Apart from Dominik that is, who quietly and doggedly deals
with the outdoors using sharp tools. He cuts
things back, puts logs in beautiful piles and fills shed with the trappings of
a tinker’s dream – chains, an old iron pig feeder, reclaimed planks, finials
from a ship, pieces of tarpaulin and carpet.
It’s a recreation of Africa for him but with greater access to running
water, shops and skips.
Of the hurdles or pits I face (I’m not sure if I need to
climb or jump them), the greatest are school refusal, screens and Attention Deficit
Disorder. Laurie found his new school a place of
immense demands and a gathering knot of failure.
As I got more frantic about the missing piece of uniform, undone homework, he was lost and over looked. Then he
discovered that hiding in bed enabled him to stop some of the pain.
Pain came in many forms. Feeling his parents didn’t have the
right car or wipe clean approach (eg to their house or even selves), a bully
calling him names and encouraging others to laugh at him and the work
spiralling out of control, with books in one place, homework in another and his
head getting slowly mangled inbetween.
But if you haven’t experienced your child refusing to go to
school you cannot begin to imagine what it is like. You can use all the words in the world about …school
not being a choice, others having to face it, then eventually using threats,
taking away privileges and finally in sheer desperation suggesting you the
parent might go to prison. So actually, traumatising them in new ways and feeling
as though you have utterly totally failed.
Dropped the ball, clunk. Failed him, failed the system, failed in every
way - where all other parents seem to happily succeed.
So in the darkest months everything became darker. Hiding under the covers without any wish to
come out. In this state of hibernation or partial burial I realised…finally
that my son is NOT happy. I have enforced
a system on him that is making him ill - physically and mentally. I need to step up and find a better solution
and quickly. Enter…school removal. A pause.
Time to reflect, and hopefully reboot, repair.
This felt like suddenly throwing the curtains open and
letting the sun in.
I then discovered something quite remarkable – a world of
people who have had to make up the rules for themselves and in the process
embrace acceptance, kindness, forgiveness and all the most elevating human
characteristics.
For many reasons children can find school a threatening place
to be and the idea that Head Teachers often embrace that it is always the
best place for a child is pure codswallop. The size, culture, setting, dynamics,
demands can be terrifying for children for a host of reasons and school refusal
is far more common and more misunderstood than it should be. And did you know that
school is in fact not compulsory? Education is but you can choose to embrace it
as you wish.
But of course the reality is that parents need their child
in school so they can work - and being able to make up new rules is a huge privilege.

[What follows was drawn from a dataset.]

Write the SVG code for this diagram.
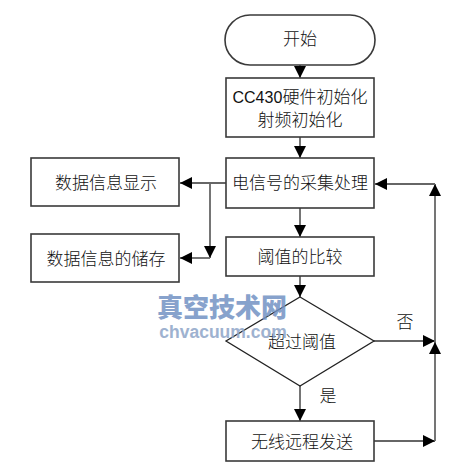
<svg xmlns="http://www.w3.org/2000/svg" width="468" height="468" viewBox="0 0 468 468">
<style>
.box{fill:#fff;stroke:#3a3a3a;stroke-width:1.6}
.dia{fill:#fff;stroke:#222;stroke-width:1.3}
.lbl{font-family:"Noto Sans CJK SC","Liberation Sans",sans-serif;font-size:17px;fill:#111;text-anchor:middle;font-weight:300}
.ln{fill:none;stroke:#666;stroke-width:1.8}
.wm1{font-family:"Noto Sans CJK SC",sans-serif;font-size:26px;font-weight:900;fill:#7392c4;text-anchor:middle;opacity:0.85}
.wm2{font-family:"Liberation Sans",sans-serif;font-size:17.5px;font-weight:bold;fill:#8ea5c8;text-anchor:middle;opacity:0.85}
</style>
<defs>
<marker id="ah" markerUnits="userSpaceOnUse" markerWidth="13" markerHeight="13" refX="12" refY="6.5" orient="auto" viewBox="0 0 13 13">
<path d="M0,0.5 L12,6.5 L0,12.5 z" fill="#000"/>
</marker>
</defs>
<rect width="468" height="468" fill="#fff"/>
<g id="connectors">
<path class="ln" d="M300 65 V78" marker-end="url(#ah)"/>
<path class="ln" d="M300 137 V158" marker-end="url(#ah)"/>
<path class="ln" d="M226 183 H180" marker-end="url(#ah)"/>
<path class="ln" d="M210 183 V258" marker-end="url(#ah)"/>
<path class="ln" d="M210 258 H180" marker-end="url(#ah)"/>
<path class="ln" d="M300 208 V237" marker-end="url(#ah)"/>
<path class="ln" d="M300 276 V297" marker-end="url(#ah)"/>
<path class="ln" d="M374 341 H435" marker-end="url(#ah)"/>
<path class="ln" d="M300 386 V421" marker-end="url(#ah)"/>
<path class="ln" d="M374 441 H435" marker-end="url(#ah)"/>
<path class="ln" d="M435 441 V342" marker-end="url(#ah)"/>
<path class="ln" d="M435 342 V184" marker-end="url(#ah)"/>
<path class="ln" d="M435 184 H375" marker-end="url(#ah)"/>
<text class="lbl" x="405" y="328">否</text>
<text class="lbl" x="328" y="402">是</text>
</g>
<g id="start"><rect class="box" x="225" y="15" width="150" height="50" rx="25" ry="25"/><text class="lbl" x="300" y="45">开始</text></g>
<g id="init"><rect class="box" x="226" y="78" width="148" height="59"/><text x="232.5" y="103" font-family="Liberation Sans, sans-serif" font-size="16" fill="#111">CC430</text><text class="lbl" x="282.5" y="103" style="text-anchor:start">硬件初始化</text><text class="lbl" x="300" y="125.5">射频初始化</text></g>
<g id="acquire"><rect class="box" x="226" y="158" width="148" height="50"/><text class="lbl" x="300" y="189">电信号的采集处理</text></g>
<g id="display"><rect class="box" x="31" y="158" width="148" height="48"/><text class="lbl" x="106" y="189">数据信息显示</text></g>
<g id="store"><rect class="box" x="31" y="234" width="148" height="48"/><text class="lbl" x="106" y="265">数据信息的储存</text></g>
<g id="compare"><rect class="box" x="226" y="237" width="148" height="39"/><text class="lbl" x="300" y="263">阈值的比较</text></g>
<g id="decision"><path class="dia" d="M300 297 L374 341 L300 386 L226 341 Z"/><text class="lbl" x="302" y="348">超过阈值</text></g>
<g id="send"><rect class="box" x="226" y="421" width="148" height="40"/><text class="lbl" x="302" y="448">无线远程发送</text></g>
<g id="watermark"><text class="wm1" x="222" y="317">真空技术网</text><text class="wm2" x="223" y="338">chvacuum.com</text></g>
</svg>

It’s funny that parents were startled by the
idea that I would home educate. As we
learnt in lockdown it’s almost impossible to teach your children at home. But I
have been on a fascinating journey of discovery.
The world of home education is as varied as the individuals
who embrace it. I have now met some
mothers that in my view should be presented with the gold-plated Oscar of
parenting. They have allowed their
children to develop a love of learning and now place healthy structure and a
rich curriculum at their feet. They also
seek out groups and activities to ensure they are fully enriched. I have been mesmerised by these people and
the confident happy children they are nurturing. The truth is I didn’t have the patience or
capacity to wholly embrace the world of home schooling. I have opted for flexi schooling with a fabulous
new Montessori school 3 days a week and my version of home education in
between.
Just as I was reeling from the need to step up as a mother. Then I also had an extraordinary realisation. I was stuck, paralysed by my life. Also desperately wanting to hide under the covers just like Laurie.